Mehr Daten, größere Unschärfe
Eine Vielzahl von bekannten Varianten ist in der meistgenutzten Datenbank, der Uniprot KB, sogar schon verzeichnet. Allerdings werden sie nur selten bei der Identifikation von Peptiden verwendet. Zum einen ist das Herunterladen der nötigen Daten für Endnutzer kompliziert. Zum anderen führt die Berücksichtigung aller Varianten zu einer stark vergrößerten Suchdatenbank und damit zu statistischen Problemen: Da man beim Abgleich der gemessenen Spektren mit denen der Datenbank nur statistische Wahrscheinlichkeiten einer Übereinstimmung ermittelt, wird die Suche bei einer sehr großen Datenbank unschärfer. „Man findet einfach immer ein Spektrum, das einigermaßen passt, und muss deswegen den Schwellenwert für einen Treffer erhöhen“, erläutert Uszkoreit. „Im Endeffekt kann man dadurch weniger Peptide statistisch signifikant identifizieren.“
Im Forum-Projekt „Verbesserung der MS/MS-basierten Peptididentifikation durch die Nutzung annotierter Sequenzvarianten und -modifikationen“ wollen die Forscher ein Tool entwickeln, das den Export der großen Datenbank vereinfacht. Außerdem wollen sie das Problem der Unschärfe angehen. Ihr Ansatz dafür ist wesentlich rechenaufwändiger als der bisherige, weswegen das Team auf eine cloudbasierte Lösung setzt. „Für diesen Ansatz muss eine Datenbank mit allen berücksichtigten verdauten Peptiden erstellt werden“, so Julian Uszkoreit. „In dieser Datenbank kann nach den Gewichten der Peptide gesucht werden, was bis dato nicht möglich ist und nicht nur für die beschriebene Anwendung nützlich ist, sondern einen erheblichen Mehrwert für die gesamte Proteomics-Community haben kann.“
Auch ganz neue Peptidsequenzen erkennen
Das Projekt „Deep Learning for Protein Variants Detection“, kurz Deprovideo, setzt genau dort an und soll helfen, die großen Datenmengen der Proteindatenbank schneller und treffsicherer zu nutzen. Dabei hilft die Methode des Deep Learning. „Es gibt schon Suchmaschinen, weil vorhersagbar ist, wo die Ausschläge im Spektrum für ein bestimmtes Peptid sind“, erklärt Dr. Martin Eisenacher, der Leiter des Projekts. „Wir wollen dahin kommen, dass man durch eine Vorhersage davon, wie hoch diese Ausschläge sind, eine sensitivere Peptididentifizierung ermöglicht.“
Spezielle Deep-Learning-Algorithmen sollen helfen, die Peptidsequenzen von aufgenommenen Spektren ohne Datenbankinformationen mittels einer sogenannten De-novo-Strategie zu identifizieren. Hierdurch können bisher unbekannte Varianten bestimmt werden, welche womöglich weder aus genetischen Varianten hervorgehen noch durch andere Proteomikmethoden bestimmt werden konnten. Die Algorithmen sollen mit großen Datenmengen trainiert werden, die in öffentlichen Datenbanken liegen. So sollen die Spektren von möglichst vielen Maschinen erkannt werden können.
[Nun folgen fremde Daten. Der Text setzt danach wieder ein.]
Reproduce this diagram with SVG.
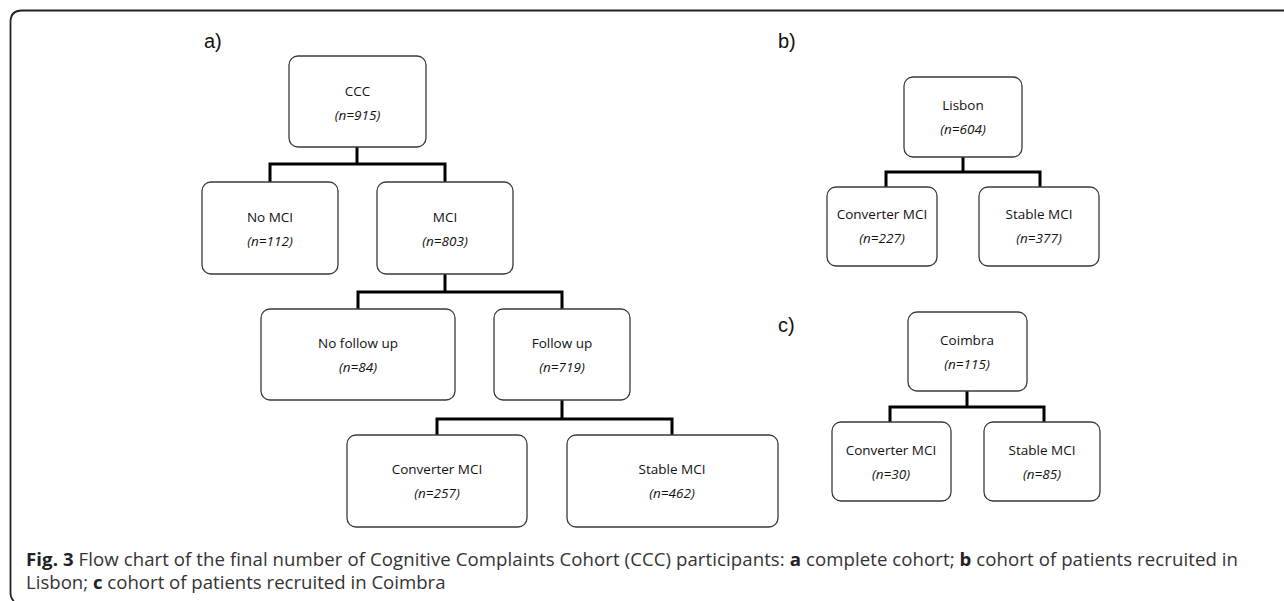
<svg xmlns="http://www.w3.org/2000/svg" width="1284" height="601" viewBox="0 0 1284 601">
<style>
.box{fill:#fff;stroke:#3a3a3a;stroke-width:1.3}
.t{font-family:"Open Sans","Liberation Sans",sans-serif;font-size:13.5px;fill:#111;text-anchor:middle}
.n{font-style:italic}
.lab{font-family:"Liberation Sans",Arial,sans-serif;font-size:20px;fill:#111}
.con{fill:none;stroke:#000;stroke-width:3}
.cap{font-family:"Open Sans","Noto Sans",sans-serif;font-size:18.6px;fill:#333}
</style>
<rect width="1284" height="601" fill="#fff"/>
<path d="M1284 10.5 H22 Q10.5 10.5 10.5 22 V592 Q10.5 599 14 601" fill="none" stroke="#222" stroke-width="1.8"/>
<text class="lab" x="204" y="48">a)</text>
<text class="lab" x="778" y="48">b)</text>
<text class="lab" x="778" y="332">c)</text>
<g id="connectors">
<path class="con" d="M357 147 V164 M270 183 V164 H445 V183"/>
<path class="con" d="M445 274 V292 M358 309 V292 H562 V309"/>
<path class="con" d="M562 400 V419 M437 435 V419 H672 V435"/>
<path class="con" d="M963 157 V172 M886 187 V172 H1040 V187"/>
<path class="con" d="M967 391 V407 M890 422 V407 H1044 V422"/>
</g>
<g id="ccc"><rect class="box" x="289" y="56" width="137" height="91" rx="9"/><text class="t" x="357.5" y="96">CCC</text><text class="t n" x="357.5" y="120">(n=915)</text></g>
<g id="nomci"><rect class="box" x="202" y="182" width="136" height="92" rx="9"/><text class="t" x="270" y="222">No MCI</text><text class="t n" x="270" y="246">(n=112)</text></g>
<g id="mci"><rect class="box" x="377" y="182" width="136" height="92" rx="9"/><text class="t" x="445" y="222">MCI</text><text class="t n" x="445" y="246">(n=803)</text></g>
<g id="nofollow"><rect class="box" x="261" y="309" width="194" height="91" rx="9"/><text class="t" x="358" y="348">No follow up</text><text class="t n" x="358" y="372">(n=84)</text></g>
<g id="follow"><rect class="box" x="494" y="309" width="136" height="91" rx="9"/><text class="t" x="562" y="348">Follow up</text><text class="t n" x="562" y="372">(n=719)</text></g>
<g id="convA"><rect class="box" x="347" y="435" width="180" height="92" rx="9"/><text class="t" x="437" y="474">Converter MCI</text><text class="t n" x="437" y="498">(n=257)</text></g>
<g id="stableA"><rect class="box" x="567" y="435" width="211" height="92" rx="9"/><text class="t" x="672" y="474">Stable MCI</text><text class="t n" x="672" y="498">(n=462)</text></g>
<g id="lisbon"><rect class="box" x="904" y="77" width="118" height="80" rx="9"/><text class="t" x="963" y="110">Lisbon</text><text class="t n" x="963" y="134">(n=604)</text></g>
<g id="convB"><rect class="box" x="827" y="187" width="110" height="79" rx="9"/><text class="t" x="882" y="219">Converter MCI</text><text class="t n" x="882" y="243">(n=227)</text></g>
<g id="stableB"><rect class="box" x="979" y="187" width="120" height="79" rx="9"/><text class="t" x="1039" y="219">Stable MCI</text><text class="t n" x="1039" y="243">(n=377)</text></g>
<g id="coimbra"><rect class="box" x="908" y="312" width="119" height="79" rx="9"/><text class="t" x="967" y="345">Coimbra</text><text class="t n" x="967" y="369">(n=115)</text></g>
<g id="convC"><rect class="box" x="832" y="422" width="119" height="79" rx="9"/><text class="t" x="891" y="455">Converter MCI</text><text class="t n" x="891" y="479">(n=30)</text></g>
<g id="stableC"><rect class="box" x="984" y="422" width="116" height="79" rx="9"/><text class="t" x="1042" y="455">Stable MCI</text><text class="t n" x="1042" y="479">(n=85)</text></g>
<text class="cap" x="26" y="566" textLength="1212" lengthAdjust="spacing"><tspan font-weight="bold" fill="#222">Fig. 3</tspan> Flow chart of the final number of Cognitive Complaints Cohort (CCC) participants: <tspan font-weight="bold" fill="#222">a</tspan> complete cohort; <tspan font-weight="bold" fill="#222">b</tspan> cohort of patients recruited in</text>
<text class="cap" x="26" y="589">Lisbon; <tspan font-weight="bold" fill="#222">c</tspan> cohort of patients recruited in Coimbra</text>
</svg>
Die neuen Methoden und Algorithmen beider Projekte können direkt in bioinformatische Auswerteworkflows der Plattformtechnologie Proteomik unter der Leitung von Prof. Dr. Katrin Marcus aufgenommen werden, wie sie am Prodi, dem Zentrum für Proteindiagnostik (Gründungsdirektor Prof. Dr. Klaus Gerwert), angewandt und entwickelt werden. Hierdurch sollen in Zukunft onkologische und neurodegenerative Erkrankungen besser und früher – möglichst noch bevor klinische Symptome auftreten – diagnostiziert werden können.
Alle im Projekt erstellten Softwaretools und Modelle werden der Allgemeinheit zur Verfügung gestellt.